Notre économie est axée sur l'extraction minière, notamment énormément de charbon. Nous sommes l'un des contributeurs importants à l'augmentation des gaz à effet de serre. Comme continent, l'Australie a un climat sec et la flore et la faune ont évolué autour des feux de brousse, avec de nombreuses espèces végétales ayant besoin de feu pour générer une nouvelle croissance. Les peuples autochtones ont utilisé le feu pour créer une nouvelle croissance afin d'attirer des animaux pour leur alimentation. Il s’agissait de petits incendies réguliers, locaux et «froids», permettant aux animaux indigènes d’échapper aux flammes.

La sécheresse et les incendies étaient-ils évitables? En réalité, probablement pas, mais il y a assez de preuves pour dire que les activités anthropogéniques, les activités humaines qui causent des dommages (directement ou non) à l'environnement à l'échelle mondiale incluent la croissance de la population, la surconsommation, la surexploitation, la pollution et la déforestation, la combustion de fossiles carburants, et bien d’autres encore…

A 75 ans, j'ai vu de mon vivant de nombreux changements technologiques, de modes de vie et d'utilisation des terres, et aussi un bon nombre d’incendies et de sécheresses. Grâce à mon expérience de terrain,  comme agriculteur propriétaire j’ai du assumer le contrôle d'une parcelle de terrain et avec lui l'obligation d’en prendre soin et de le préserver pour les générations futures, et aussi les responsabilités annexes de devenir occasionnellement le pompier combattant pour défendre la terre contre les feux de brousse.

Si on accepte que le changement climatique et les catastrophes naturelles soient liés, alors les ruraux Australiens seront ceux qui subiront la destruction causée par le changement climatique ou les conditions météorologiques «nouvelles normales». À mesure que l'impact du changement climatique s'aggrave et que les villes négligent toujours plus les régions rurales, la dépendance à l'égard de l'économie rurale pour notre prospérité sera malheureusement érodée.

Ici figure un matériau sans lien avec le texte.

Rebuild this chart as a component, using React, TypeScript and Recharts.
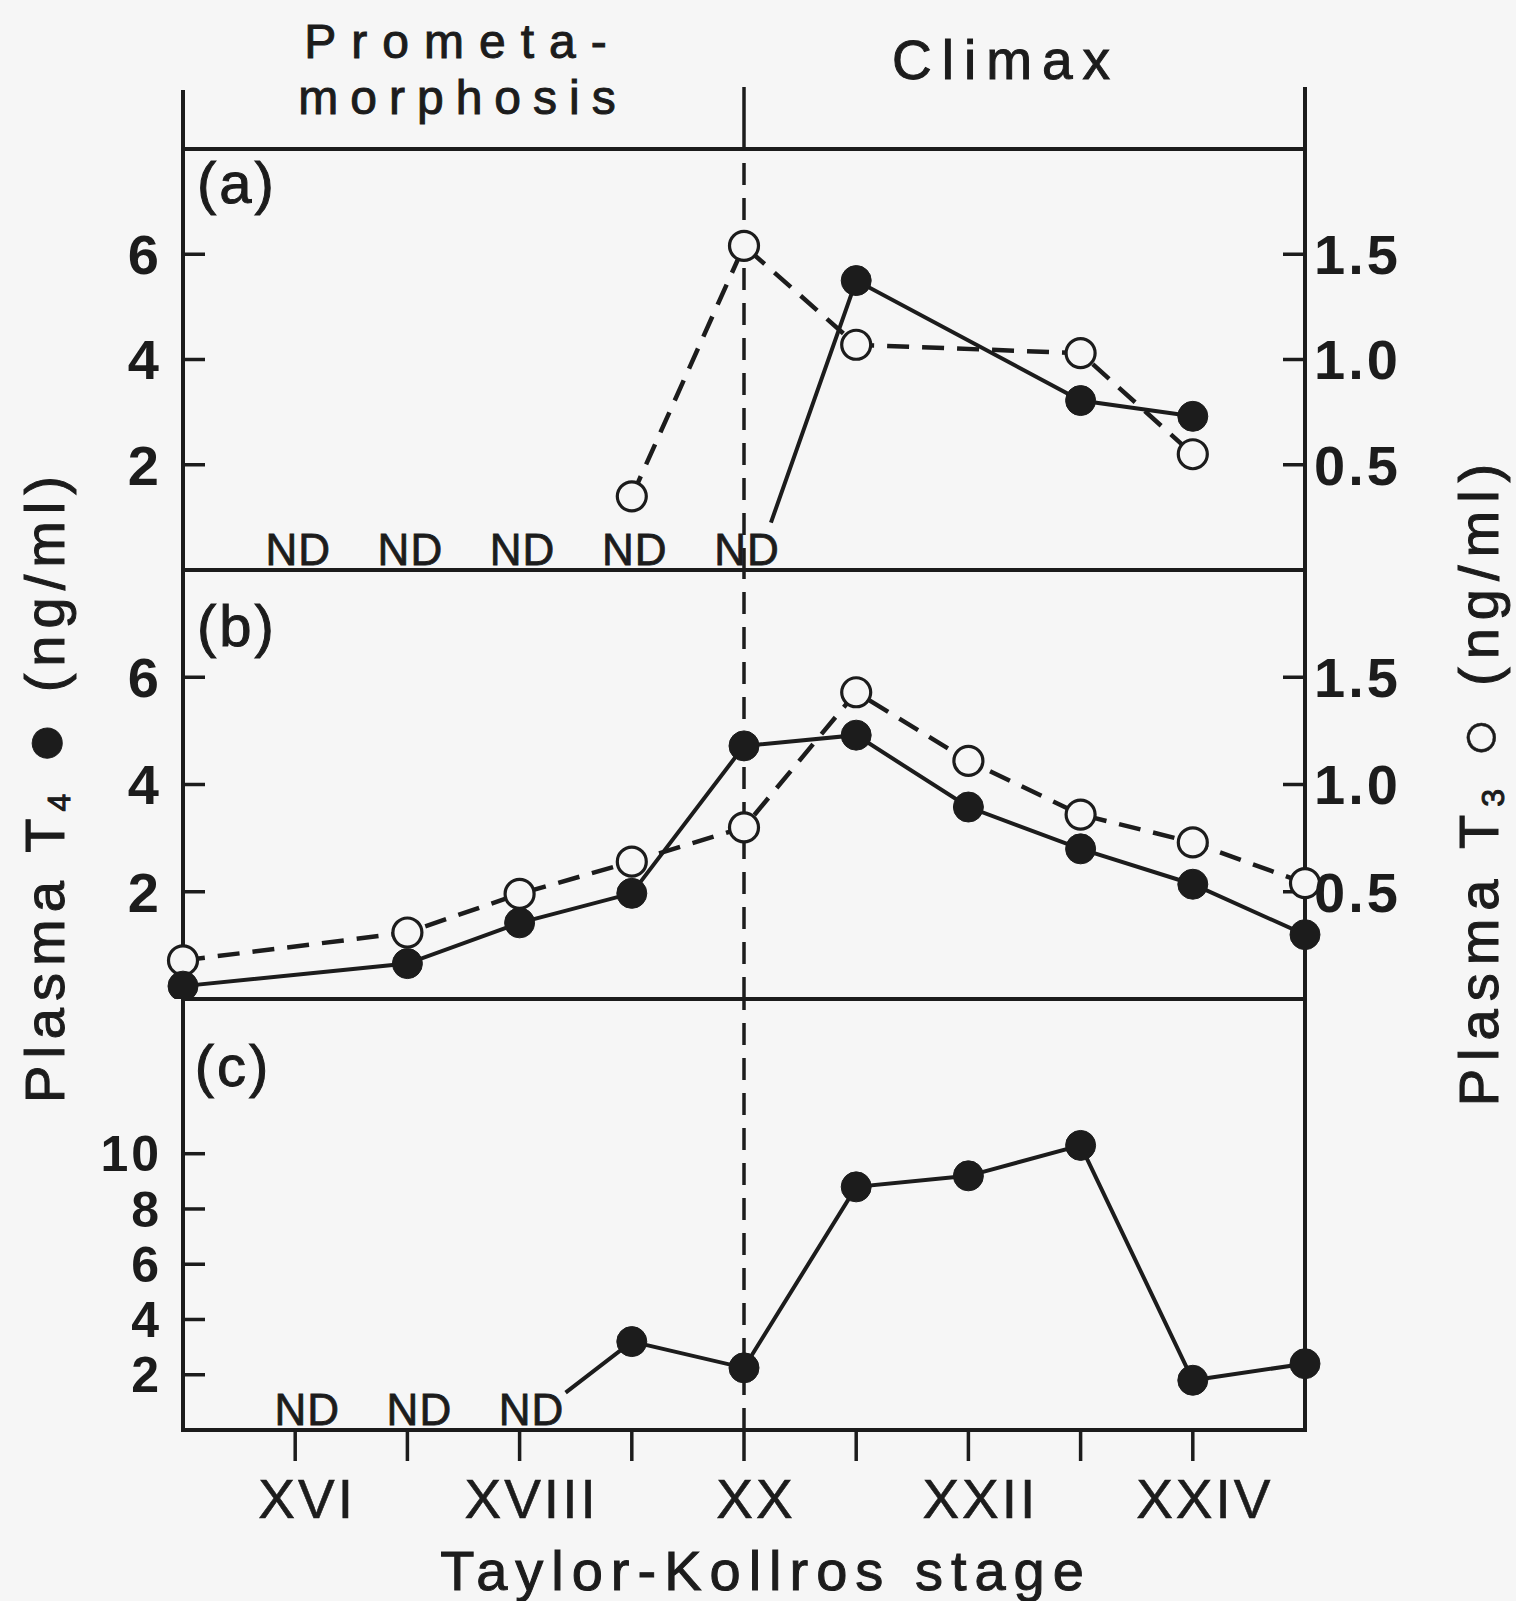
import React from 'react';
import { LineChart, Line, XAxis, YAxis, ReferenceArea, ReferenceLine, ReferenceDot } from 'recharts';

// ---------- data ----------
const STAGE_MIN = 15;
const STAGE_MAX = 25;
const CLIMAX_STAGE = 20;
const stageTicks = [16, 17, 18, 19, 20, 21, 22, 23, 24];
const stageLabels: Record<number, string> = { 16: 'XVI', 18: 'XVIII', 20: 'XX', 22: 'XXII', 24: 'XXIV' };

const t4Ticks = [2, 4, 6];
const t3Ticks = [0.5, 1.0, 1.5];
const cTicks = [2, 4, 6, 8, 10];

// panel (a)  (first T4 point is the start of the line leaving the "ND" label, no marker)
const aT4Stages = [20.24, 21, 23, 24];
const aT4Values = [0.9, 5.5, 3.22, 2.92];
const aT4Marked = [false, true, true, true];
const aT3Stages = [19, 20, 21, 23, 24];
const aT3Values = [0.35, 1.54, 1.07, 1.03, 0.55];
const aNdStages = [16, 17, 18, 19, 20];

// panel (b)
const bStages = [15, 17, 18, 19, 20, 21, 22, 23, 24, 25];
const bT4Values = [0.24, 0.66, 1.42, 1.97, 4.72, 4.92, 3.58, 2.8, 2.14, 1.2];
const bT3Values = [0.18, 0.31, 0.49, 0.64, 0.8, 1.43, 1.11, 0.86, 0.73, 0.54];

// panel (c)
const cStages = [18.41, 19, 20, 21, 22, 23, 24, 25];
const cValues = [1.35, 3.2, 2.25, 8.8, 9.2, 10.3, 1.8, 2.4];
const cMarked = [false, true, true, true, true, true, true, true];
const cNdStages = [16, 17, 18];

// ---------- layout / style ----------
const W = 1516;
const H = 1601;
const PLOT_L = 183;
const PLOT_R = 1305;
const A_TOP = 149;
const A_BOT = 570;
const B_BOT = 999;
const C_BOT = 1430;
const C_MAX = 15.6;
const PAD = 30;
const LEFT_W = 100;
const RIGHT_W = 150;
const INK = '#1c1c1c';
const BG = '#f6f6f6';
const FONT = '"Liberation Sans", Arial, Helvetica, sans-serif';

const series = (xs: number[], ys: number[], marks?: boolean[]) =>
  xs.map((s, i) => ({ s, v: ys[i], m: marks ? marks[i] : true }));

const aT4 = series(aT4Stages, aT4Values, aT4Marked);
const aT3 = series(aT3Stages, aT3Values);
const bT4 = series(bStages, bT4Values);
const bT3 = series(bStages, bT3Values);
const cT4 = series(cStages, cValues, cMarked);

const xOf = (s: number) => PLOT_L + ((s - STAGE_MIN) / (STAGE_MAX - STAGE_MIN)) * (PLOT_R - PLOT_L);

const FilledDot = (p: any) =>
  p.payload && p.payload.m === false ? (
    <g key={p.key} />
  ) : (
    <circle key={p.key} cx={p.cx} cy={p.cy} r={15} fill={INK} stroke={INK} strokeWidth={1} />
  );
const OpenDot = (p: any) => (
  <circle key={p.key} cx={p.cx} cy={p.cy} r={14.5} fill={BG} stroke={INK} strokeWidth={3.2} />
);

const yTickStyle = (size: number) => ({ fill: INK, fontSize: size, fontWeight: 700, fontFamily: FONT, letterSpacing: 3 });
const tickLineStyle = { stroke: INK, strokeWidth: 3.5 };
const ndLabel = (dx: number) => ({
  value: 'ND',
  position: 'top' as const,
  offset: 5,
  dx,
  fill: INK,
  stroke: INK,
  strokeWidth: 0.8,
  fontSize: 44,
  fontFamily: FONT,
  letterSpacing: 1,
});

const leftAxis = (domain: [number, number], ticks: number[], size: number) => (
  <YAxis
    yAxisId="L"
    domain={domain}
    ticks={ticks}
    interval={0}
    width={LEFT_W}
    axisLine={false}
    tickSize={-22}
    tickMargin={43}
    tickLine={tickLineStyle}
    tick={yTickStyle(size)}
    allowDataOverflow
  />
);
const rightAxis = () => (
  <YAxis
    yAxisId="R"
    orientation="right"
    domain={[0, 2]}
    ticks={t3Ticks}
    interval={0}
    width={RIGHT_W}
    axisLine={false}
    tickSize={-22}
    tickMargin={31}
    tickLine={tickLineStyle}
    tick={yTickStyle(56)}
    tickFormatter={(v: number) => v.toFixed(1)}
    allowDataOverflow
  />
);
const topTicks = () => (
  <XAxis
    xAxisId="top"
    orientation="top"
    mirror
    type="number"
    domain={[STAGE_MIN, STAGE_MAX]}
    ticks={stageTicks}
    interval={0}
    height={1}
    axisLine={false}
    tickLine={tickLineStyle}
    tickSize={26}
    tickFormatter={() => ''}
  />
);
const frame = (yMax: number) => (
  <ReferenceArea
    yAxisId="L"
    x1={STAGE_MIN}
    x2={STAGE_MAX}
    y1={0}
    y2={yMax}
    fill="none"
    stroke={INK}
    strokeWidth={4}
    fillOpacity={0}
    ifOverflow="visible"
  />
);
const climaxLine = () => (
  <ReferenceLine yAxisId="L" x={CLIMAX_STAGE} stroke={INK} strokeWidth={3.5} strokeDasharray="22 13" />
);

const heavy = { stroke: INK, strokeWidth: 1 };

export default function App() {
  return (
    <div style={{ position: 'relative', width: W, height: H, background: BG, overflow: 'hidden' }}>
      <style>{`body{margin:0;background:${BG};}`}</style>

      {/* panel (a) */}
      <div style={{ position: 'absolute', left: 0, top: A_TOP - PAD }}>
        <LineChart
          width={W}
          height={A_BOT - A_TOP + 2 * PAD}
          margin={{ top: PAD, bottom: PAD, left: PLOT_L - LEFT_W, right: W - PLOT_R - RIGHT_W }}
        >
          <XAxis type="number" dataKey="s" domain={[STAGE_MIN, STAGE_MAX]} hide />
          {leftAxis([0, 8], t4Ticks, 56)}
          {rightAxis()}
          {frame(8)}
          {climaxLine()}
          {aNdStages.map((s) => (
            <ReferenceDot key={s} yAxisId="L" x={s} y={0} r={0} fill="none" stroke="none" label={ndLabel(3)} />
          ))}
          <Line
            yAxisId="R"
            data={aT3}
            dataKey="v"
            stroke={INK}
            strokeWidth={4.5}
            strokeDasharray="22 13"
            dot={OpenDot}
            isAnimationActive={false}
          />
          <Line yAxisId="L" data={aT4} dataKey="v" stroke={INK} strokeWidth={4} dot={FilledDot} isAnimationActive={false} />
        </LineChart>
      </div>

      {/* panel (b) */}
      <div style={{ position: 'absolute', left: 0, top: A_BOT - PAD }}>
        <LineChart
          width={W}
          height={B_BOT - A_BOT + 2 * PAD}
          margin={{ top: PAD, bottom: PAD, left: PLOT_L - LEFT_W, right: W - PLOT_R - RIGHT_W }}
        >
          <XAxis type="number" dataKey="s" domain={[STAGE_MIN, STAGE_MAX]} hide />
          {topTicks()}
          {leftAxis([0, 8], t4Ticks, 56)}
          {rightAxis()}
          {frame(8)}
          {climaxLine()}
          <Line
            yAxisId="R"
            data={bT3}
            dataKey="v"
            stroke={INK}
            strokeWidth={4.5}
            strokeDasharray="22 13"
            dot={OpenDot}
            isAnimationActive={false}
          />
          <Line yAxisId="L" data={bT4} dataKey="v" stroke={INK} strokeWidth={4} dot={FilledDot} isAnimationActive={false} />
        </LineChart>
      </div>

      {/* panel (c) */}
      <div style={{ position: 'absolute', left: 0, top: B_BOT - PAD }}>
        <LineChart
          width={W}
          height={C_BOT - B_BOT + PAD + 110 + 10}
          margin={{ top: PAD, bottom: 10, left: PLOT_L - LEFT_W, right: W - PLOT_R }}
        >
          <XAxis
            type="number"
            dataKey="s"
            domain={[STAGE_MIN, STAGE_MAX]}
            ticks={stageTicks}
            interval={0}
            height={110}
            axisLine={false}
            tickLine={tickLineStyle}
            tickSize={31}
            tickMargin={18}
            tickFormatter={(v: number) => stageLabels[v] ?? ''}
            tick={{ fill: INK, fontSize: 55, fontFamily: FONT, letterSpacing: 3, dx: 12, stroke: INK, strokeWidth: 0.6 }}
          />
          {topTicks()}
          {leftAxis([0, C_MAX], cTicks, 50)}
          {frame(C_MAX)}
          {climaxLine()}
          {cNdStages.map((s) => (
            <ReferenceDot key={s} yAxisId="L" x={s} y={0} r={0} fill="none" stroke="none" label={ndLabel(12)} />
          ))}
          <Line yAxisId="L" data={cT4} dataKey="v" stroke={INK} strokeWidth={4} dot={FilledDot} isAnimationActive={false} />
        </LineChart>
      </div>

      {/* header lines and free text */}
      <svg
        width={W}
        height={H}
        style={{ position: 'absolute', left: 0, top: 0, pointerEvents: 'none' }}
        fontFamily={FONT}
        fill={INK}
      >
        <line x1={xOf(STAGE_MIN)} x2={xOf(STAGE_MIN)} y1={90} y2={A_TOP} stroke={INK} strokeWidth={4} />
        <line x1={xOf(STAGE_MAX)} x2={xOf(STAGE_MAX)} y1={87} y2={A_TOP} stroke={INK} strokeWidth={4} />
        <line x1={xOf(CLIMAX_STAGE)} x2={xOf(CLIMAX_STAGE)} y1={87} y2={A_TOP} stroke={INK} strokeWidth={3.5} />

        <text x={463} y={58} textAnchor="middle" fontSize={48} letterSpacing={15} {...heavy}>Prometa-</text>
        <text x={463} y={114} textAnchor="middle" fontSize={48} letterSpacing={12} {...heavy}>morphosis</text>
        <text x={1006} y={79} textAnchor="middle" fontSize={55} letterSpacing={10} {...heavy}>Climax</text>

        <text x={237} y={203} textAnchor="middle" fontSize={58} letterSpacing={3} {...heavy}>(a)</text>
        <text x={237} y={646} textAnchor="middle" fontSize={58} letterSpacing={3} {...heavy}>(b)</text>
        <text x={233} y={1086} textAnchor="middle" fontSize={58} letterSpacing={3} {...heavy}>(c)</text>

        <text x={766} y={1590} textAnchor="middle" fontSize={56} letterSpacing={8} {...heavy}>Taylor-Kollros stage</text>

        <g transform="translate(44,786) rotate(-90)">
          <text x={0} y={20} textAnchor="middle" fontSize={56} letterSpacing={7} {...heavy}>
            Plasma T<tspan fontSize={32} dy={6}>4</tspan>
            <tspan dy={-6} fontSize={56}> </tspan>
            <tspan fontSize={70} dy={3}>●</tspan>
            <tspan dy={-3} fontSize={56}> (ng/ml)</tspan>
          </text>
        </g>
        <g transform="translate(1478,781) rotate(-90)">
          <text x={0} y={20} textAnchor="middle" fontSize={56} letterSpacing={8} {...heavy}>
            Plasma T<tspan fontSize={32} dy={6}>3</tspan>
            <tspan dy={-6} fontSize={56}> </tspan>
            <tspan fontSize={66} dy={3} strokeWidth={0.5}>○</tspan>
            <tspan dy={-3} fontSize={56}> (ng/ml)</tspan>
          </text>
        </g>
      </svg>
    </div>
  );
}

L'un des facteurs contribuant aux tornades de feu massives dans le pays vient en partie des décisions bureaucratiques prises sur des décennies, incorporant de vastes zones de terres dans des réserves et parcs nationaux où il n'y a pas eu de pâturage annuel depuis des années ni de réduction de la végétation pour réduire la prise au feu à un niveau minimal.

Beaucoup d'électeurs savent que le changement climatique est réel et important et ils disent qu’il faut en traiter les causes et trouver des solutions. Ce sentiment va probablement se renforcer. Les incendies et la sécheresse rappellent aux gens que notre niveau de vie élevé dépend de la nature et que les fondements mêmes de notre bien-être disparaissent lorsque la nature perd son équilibre.

La sécheresse et les feux de brousse ont mis la politique du changement climatique au premier plan des préoccupations du public. La sécheresse affecte plus les agriculteurs que nos cousins des villes, mais les pénuries d'eau (niveaux arrivés très bas) impacteront les grandes villes. 2020 sera peut-être l'année où les échéances politiques commenceront à traiter de ce qu'il faut faire spécifiquement face au changement climatique plutôt que de réfléchir à la nécessite ou non d'agir. S'il devait y avoir un programme national de construction, Il est bien là.

Mon engagement dans le Dialogue entre Agriculteurs a commencé à la fin des années 1990. Depuis, l’accent mis sur la lente augmentation des gaz à effet de serre et les mesures correctives nécessaires pour ralentir l’augmentation des températures ont été presque totalement ignorés – c’est le cas dans mon pays - par ceux qui se soucient plus de leur richesse personnelle que de la santé mondiale.

En conclusion, une petite voix venant du désert : J'ai hâte de voir un concert de changements mis en œuvre pour donner un avenir durable aux petits-enfants de nos petits-enfants.